What Acrobat does have is a fairly elaborate Javascript interpreter that can do all kinds of PDF manipulations and other things, if you’re enough of a nerd to wade through the process of using it. So, I set myself to the task of creating a small Javascript application that would take two PDFs and make a new PDF from them, alternating the source.

One way this can be done is to copy the following text into a Javascript file (or download it from here), call it something like interleave-tool.js) that you put in your Acrobat startup scripts folder. On my MacBook, this folder is ~/Library/Application Support/Adobe/Acrobat/9.0_x86/Javascripts. (For Acrobat X, the folder is …/10.0/Javascripts instead.) What it does is install a menu item under the edit menu (“Interleave document…”) which will ask you to browse to a PDF file, and then insert the pages from the selected file into the currently frontmost document (where the first inserted page is after the first page of the current document). That’s all I needed. Pretty big headache to do a pretty simple (and commonly needed, I should think!) thing.

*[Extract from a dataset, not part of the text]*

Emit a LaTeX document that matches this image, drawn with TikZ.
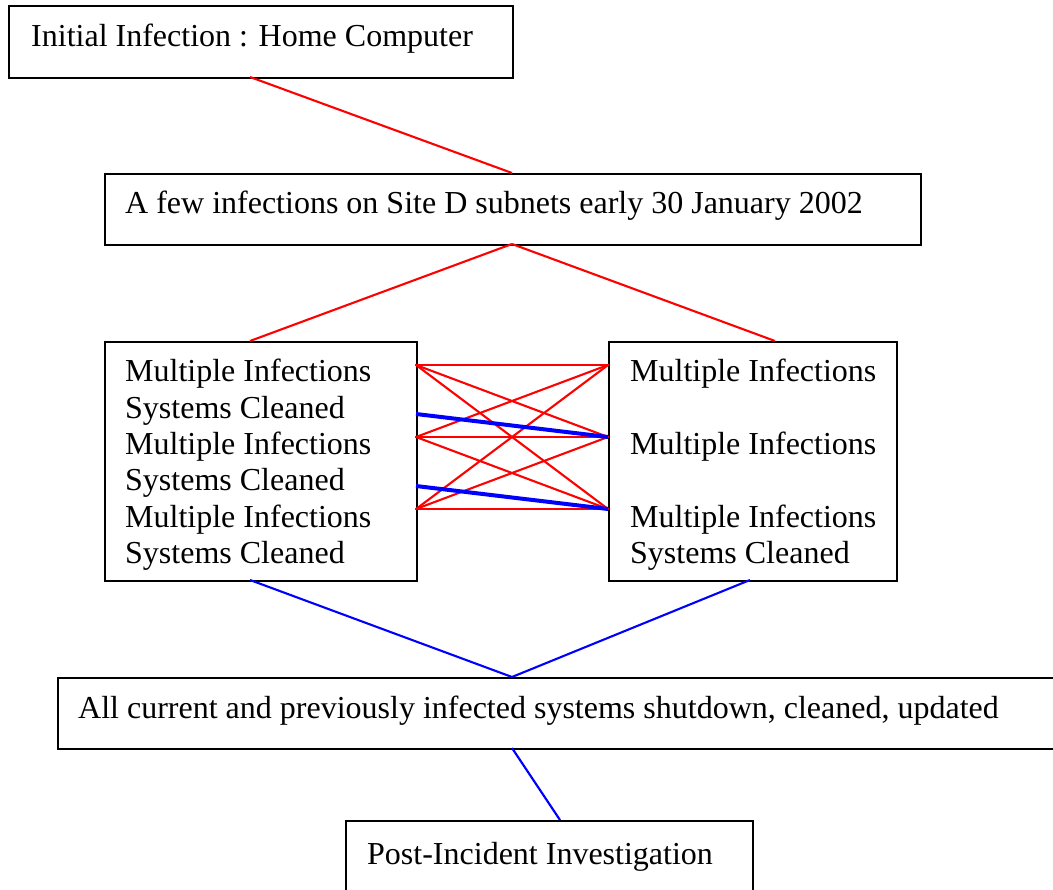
\documentclass[tikz,border=0pt]{standalone}
\usepackage{fontspec}
\setmainfont{Liberation Serif}
\begin{document}
\begin{tikzpicture}[x=1pt,y=-1pt,
  box/.style={draw=black,line width=2.4pt,inner sep=0pt,anchor=north west},
  txt/.style={anchor=base west,inner sep=0pt,font=\fontsize{32}{36.3}\selectfont},
  redline/.style={draw={rgb,255:red,255;green,0;blue,0},line width=2.1pt},
  blueline/.style={draw={rgb,255:red,0;green,0;blue,255},line width=2.1pt},
  bluethick/.style={draw={rgb,255:red,0;green,0;blue,255},line width=4pt}]
\useasboundingbox (0,0) rectangle (1053,890);
\clip (0,0) rectangle (1053,890);
% boxes
\node[box,minimum width=504pt,minimum height=72pt] (b1) at (8,5) {};
\node[box,minimum width=816pt,minimum height=71pt] (b2) at (104,173) {};
\node[box,minimum width=312pt,minimum height=239pt] (bl) at (104,341) {};
\node[box,minimum width=288pt,minimum height=239pt] (br) at (608,341) {};
\node[box,minimum width=1020pt,minimum height=71pt] (b4) at (57,677) {};
\node[box,minimum width=407pt,minimum height=100pt] (b5) at (345,820) {};
% texts
\node[txt] (t1) at (31,47) {Initial Infection : Home Computer};
\node[txt] (t2) at (125,214) {A few infections on Site D subnets early 30 January 2002};
\node[txt] (tl1) at (125,382) {Multiple Infections};
\node[txt] (tl2) at (125,418.3) {Systems Cleaned};
\node[txt] (tl3) at (125,454.6) {Multiple Infections};
\node[txt] (tl4) at (125,490.9) {Systems Cleaned};
\node[txt] (tl5) at (125,527.2) {Multiple Infections};
\node[txt] (tl6) at (125,563.5) {Systems Cleaned};
\node[txt] (tr1) at (630,382) {Multiple Infections};
\node[txt] (tr3) at (630,454.6) {Multiple Infections};
\node[txt] (tr5) at (630,527.2) {Multiple Infections};
\node[txt] (tr6) at (630,563.5) {Systems Cleaned};
\node[txt] (t4) at (78,718) {All current and previously infected systems shutdown, cleaned, updated};
\node[txt] (t5) at (367,864) {Post-Incident Investigation};
% ports
\coordinate (p1s) at (250,77);
\coordinate (p2n) at (512,173);
\coordinate (p2s) at (512,244);
\coordinate (pln) at (250,341);
\coordinate (prn) at (775,341);
\coordinate (pls) at (250,580);
\coordinate (prs) at (750,580);
\coordinate (p4n) at (512,677);
\coordinate (p4s) at (512,748);
\coordinate (p5n) at (560,820);
\coordinate (L1) at (416,365);
\coordinate (L2) at (416,437);
\coordinate (L3) at (416,509);
\coordinate (R1) at (608,365);
\coordinate (R2) at (608,437);
\coordinate (R3) at (608,509);
\coordinate (LB1) at (416,414);
\coordinate (LB2) at (416,486);
% connectors
\draw[redline] (p1s) -- (p2n);
\draw[redline] (p2s) -- (pln);
\draw[redline] (p2s) -- (prn);
\foreach \a in {L1,L2,L3}{
  \foreach \b in {R1,R2,R3}{
    \draw[redline,line cap=round] (\a) -- (\b);
  }
}
\draw[bluethick] (LB1) -- (R2);
\draw[bluethick] (LB2) -- (R3);
\draw[blueline] (pls) -- (p4n);
\draw[blueline] (prs) -- (p4n);
\draw[blueline] (p4s) -- (p5n);
\end{tikzpicture}
\end{document}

// add interleave option to Edit menu
// Paul Hagstrom
// September 2010

// Add a menu item for interleaveDocument
app.addMenuItem( {
   cName: "interleaveDocument",
   cUser: "Interleave document...",
   cParent: "Edit",
   cEnable: "event.rc = (event.target != null);",
   cExec: "InterleaveDocument(event.target)"
});

// main interleave function
InterleaveDocument = app.trustedFunction(
	function(doc) {
		// escalate privileges
		app.beginPriv();
		// ask for the document to interleave
		var srcFile = app.browseForDoc({});
		// if they didn't cancel
		if ( typeof srcFile != "undefined" ) {
			// open the source document
			var srcDoc = app.openDoc({
				cPath: srcFile.cPath,
				bHidden: true
			});
			// count the pages
			var srcPages = srcDoc.numPages;
			// and close the source doc
			srcDoc.closeDoc();
			// start inserting after the first page
			var insAfterPage = 0;
			// for each page in the source document
			for(var pg = 0; pg < srcPages; pg++) {
				// insert it into the current document
				doc.insertPages({
					nPage: insAfterPage++,
					cPath: srcFile.cPath,
					nStart: pg
				});
				// increment again past just-added page
				insAfterPage++;
			}
		}
		// descalate privileges
		app.endPriv();
	}
);

Incidentally, here’s another ridiculous thing that I discovered while trying to debug this script: you can’t use the Javascript console properly on a MacBook. It doesn’t have the key you need to trigger a script to execute. One workaround that I found by searching the web is to use the keyboard viewer, physically hold down Fn and Ctrl, and use the mouse to click the Enter button on the keyboard viewer. You’ve got to be kidding. An easier way is to use KeyRemap4MacBook, which I am using anyway to get my en-dashes back. I chose to make my right option key into Enter, which is what it should have been in the first place. Turns out, when you do this, just pressing Enter (unmodified) executes the script (despite everything written everywhere suggesting that you need to press Ctrl-Enter).